Même un homme comme Charles de Gaulle, plutôt ouvert à des évolutions sociales prenant en compte les besoins des ouvriers (il y a quelques hommes de droite, et même des royalistes comme Lyautey, dans cet esprit là) remercie l'armée pour "l'ordre maintenu contre l'émeute" en 1871. - c'est dans "la France et son armée".

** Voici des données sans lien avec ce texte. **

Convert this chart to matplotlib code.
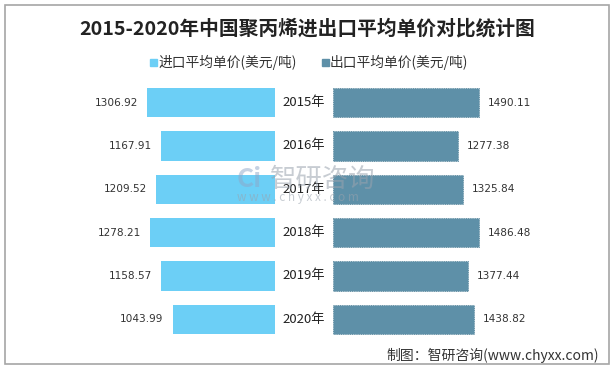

J'avoue que je n'ai pas lu cette citation sans surprise et un certain découragement : quoi ? Même lui ? - qui pourtant connaît assez son histoire de France pour savoir que la répression a été terrible et aveugle, et que le rôle joué par l'armée (et une armée vaincue, en prime) dans cet épisode de guerre civile est tout sauf glorieux. Et oui,même lui...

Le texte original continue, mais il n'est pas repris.